**TASK REQUIREMENTS**
Reproduce every line of the listing as written, apart from the pictures.

------------------------------------------------

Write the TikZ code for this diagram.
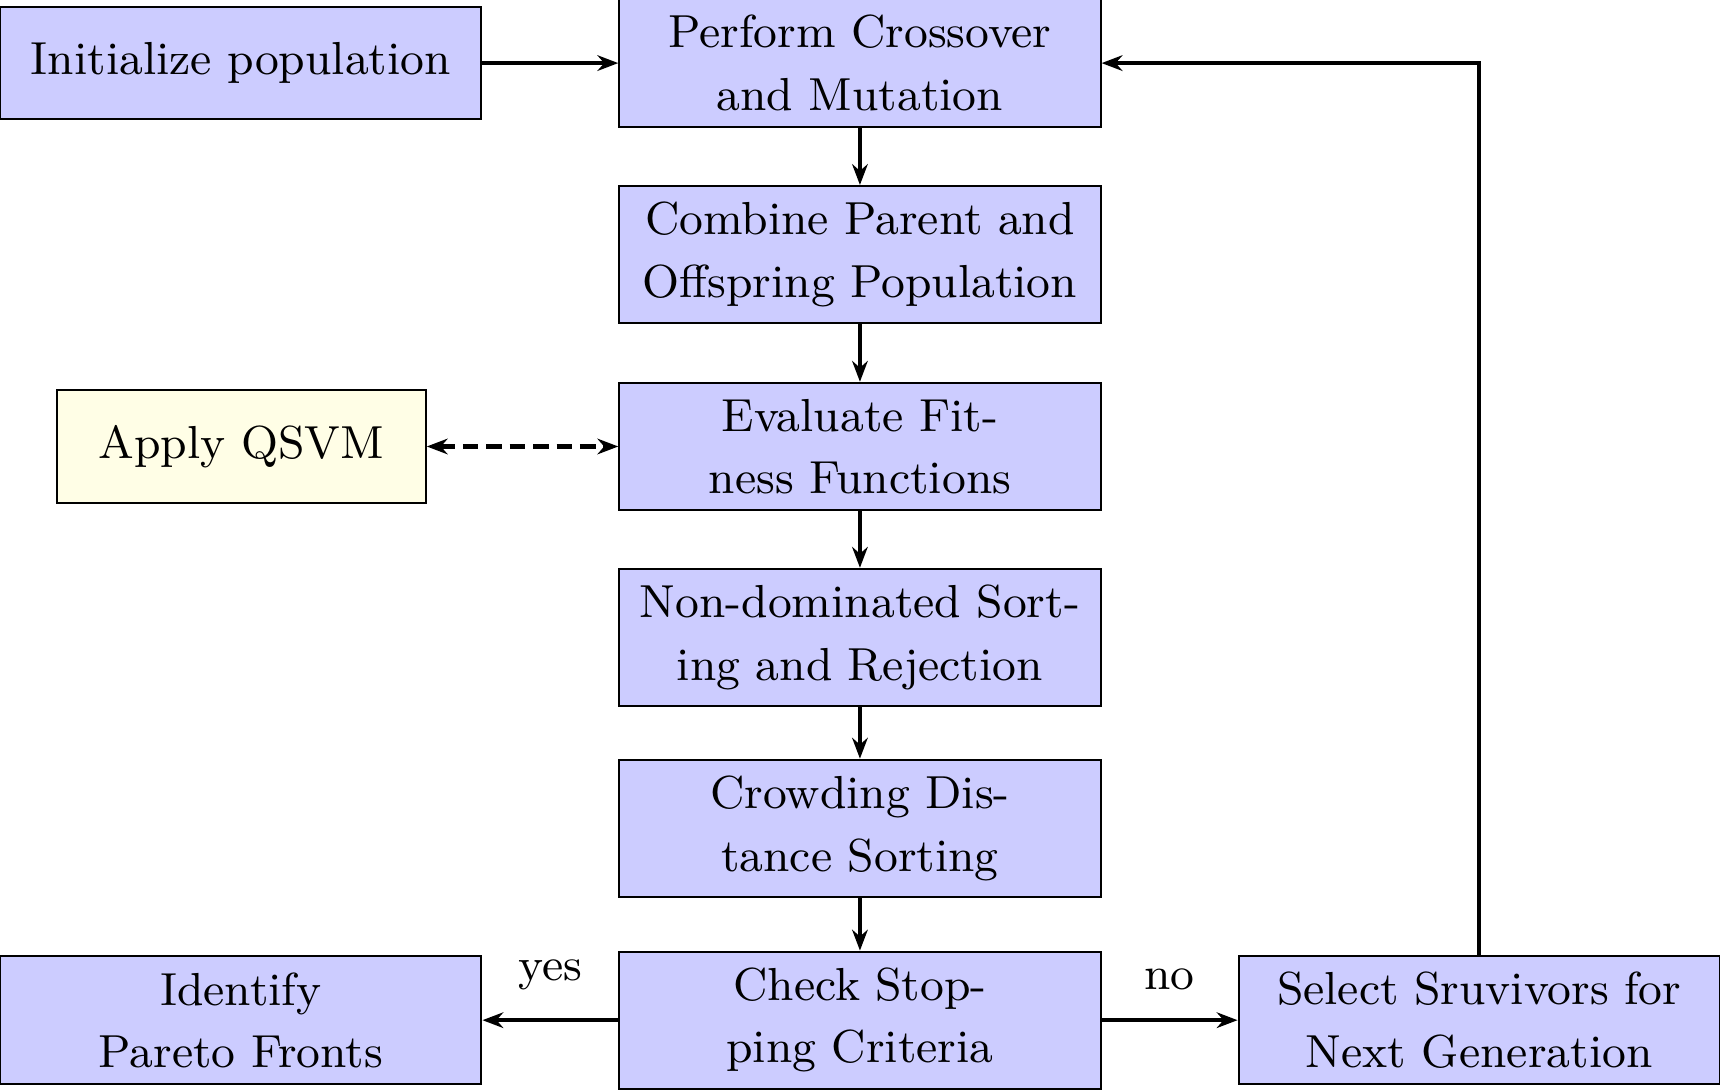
\documentclass[tikz,border=0pt]{standalone}
\usetikzlibrary{positioning,arrows.meta}
\tikzset{
  stepbox/.style={draw,fill=blue!20,font=\fontsize{8.9}{12}\selectfont,text width=3.05cm,align=center,minimum width=3.25cm,minimum height=0.88cm,inner sep=2pt},
  qbox/.style={draw,fill=yellow!10,font=\fontsize{8.9}{12}\selectfont,minimum width=2.49cm,minimum height=0.76cm},
  flow/.style={thick,-{Stealth[length=4pt]}}
}
\begin{document}
\begin{tikzpicture}
      \useasboundingbox (0,0) rectangle (11.615,7.356);
      %nodes
      \node[stepbox,minimum height=0.756cm] (init) at (1.626,6.93) {Initialize population};
      \node[stepbox,minimum height=0.86cm] (cross) at (5.807,6.93) {Perform Crossover and Mutation};
      \node[stepbox,minimum height=0.926cm] (comb) at (5.807,5.637) {Combine Parent and Offspring Population};
      \node[stepbox,minimum height=0.86cm] (eval) at (5.807,4.341) {Evaluate Fit-ness Functions};
      \node[stepbox,minimum height=0.926cm] (sort) at (5.807,3.052) {Non-dominated Sorting and Rejection};
      \node[stepbox,minimum height=0.926cm] (crowd) at (5.807,1.763) {Crowding Dis-tance Sorting};
      \node[stepbox,minimum height=0.926cm] (check) at (5.807,0.467) {Check Stop-ping Criteria};
      \node[qbox] (qsvm) at (1.63,4.341) {Apply QSVM};
      \node[stepbox,minimum height=0.866cm] (pareto) at (1.626,0.467) {Identify\\Pareto Fronts};
      \node[stepbox,minimum height=0.866cm] (select) at (9.989,0.467) {Select Sruvivors for Next Generation};
      %arrows
      \draw[flow] (init)--(cross);
      \draw[flow] (cross)--(comb); \draw[flow] (comb)--(eval); \draw[flow] (eval)--(sort);
      \draw[flow] (sort)--(crowd); \draw[flow] (crowd)--(check);
      \draw[thick,dash pattern=on 3pt off 1.5pt,{Stealth[length=4pt]}-{Stealth[length=4pt]}] (qsvm)--(eval);
      \draw[flow] (check)--node[above=2pt,font=\fontsize{8.9}{12}\selectfont] {yes} (pareto);
      \draw[flow] (check)--node[above=2pt,font=\fontsize{8.9}{12}\selectfont] {no} (select);
      \draw[flow] (select.north)|-(cross.east);
\end{tikzpicture}
\end{document}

------------------------------------------------

**THE ANSWER**
Write the TikZ code for this diagram.
\documentclass[tikz,border=0pt]{standalone}
\usetikzlibrary{positioning,arrows.meta}
\tikzset{
  stepbox/.style={draw,fill=blue!20,font=\fontsize{8.9}{12}\selectfont,text width=3.05cm,align=center,minimum width=3.25cm,minimum height=0.88cm,inner sep=2pt},
  qbox/.style={draw,fill=yellow!10,font=\fontsize{8.9}{12}\selectfont,minimum width=2.49cm,minimum height=0.76cm},
  flow/.style={thick,-{Stealth[length=4pt]}}
}
\begin{document}
\begin{tikzpicture}
      \useasboundingbox (0,0) rectangle (11.615,7.356);
      %nodes
      \node[stepbox,minimum height=0.756cm] (init) at (1.626,6.93) {Initialize population};
      \node[stepbox,minimum height=0.86cm] (cross) at (5.807,6.93) {Perform Crossover and Mutation};
      \node[stepbox,minimum height=0.926cm] (comb) at (5.807,5.637) {Combine Parent and Offspring Population};
      \node[stepbox,minimum height=0.86cm] (eval) at (5.807,4.341) {Evaluate Fit-ness Functions};
      \node[stepbox,minimum height=0.926cm] (sort) at (5.807,3.052) {Non-dominated Sorting and Rejection};
      \node[stepbox,minimum height=0.926cm] (crowd) at (5.807,1.763) {Crowding Dis-tance Sorting};
      \node[stepbox,minimum height=0.926cm] (check) at (5.807,0.467) {Check Stop-ping Criteria};
      \node[qbox] (qsvm) at (1.63,4.341) {Apply QSVM};
      \node[stepbox,minimum height=0.866cm] (pareto) at (1.626,0.467) {Identify\\Pareto Fronts};
      \node[stepbox,minimum height=0.866cm] (select) at (9.989,0.467) {Select Sruvivors for Next Generation};
      %arrows
      \draw[flow] (init)--(cross);
      \draw[flow] (cross)--(comb); \draw[flow] (comb)--(eval); \draw[flow] (eval)--(sort);
      \draw[flow] (sort)--(crowd); \draw[flow] (crowd)--(check);
      \draw[thick,dash pattern=on 3pt off 1.5pt,{Stealth[length=4pt]}-{Stealth[length=4pt]}] (qsvm)--(eval);
      \draw[flow] (check)--node[above=2pt,font=\fontsize{8.9}{12}\selectfont] {yes} (pareto);
      \draw[flow] (check)--node[above=2pt,font=\fontsize{8.9}{12}\selectfont] {no} (select);
      \draw[flow] (select.north)|-(cross.east);
\end{tikzpicture}
\end{document}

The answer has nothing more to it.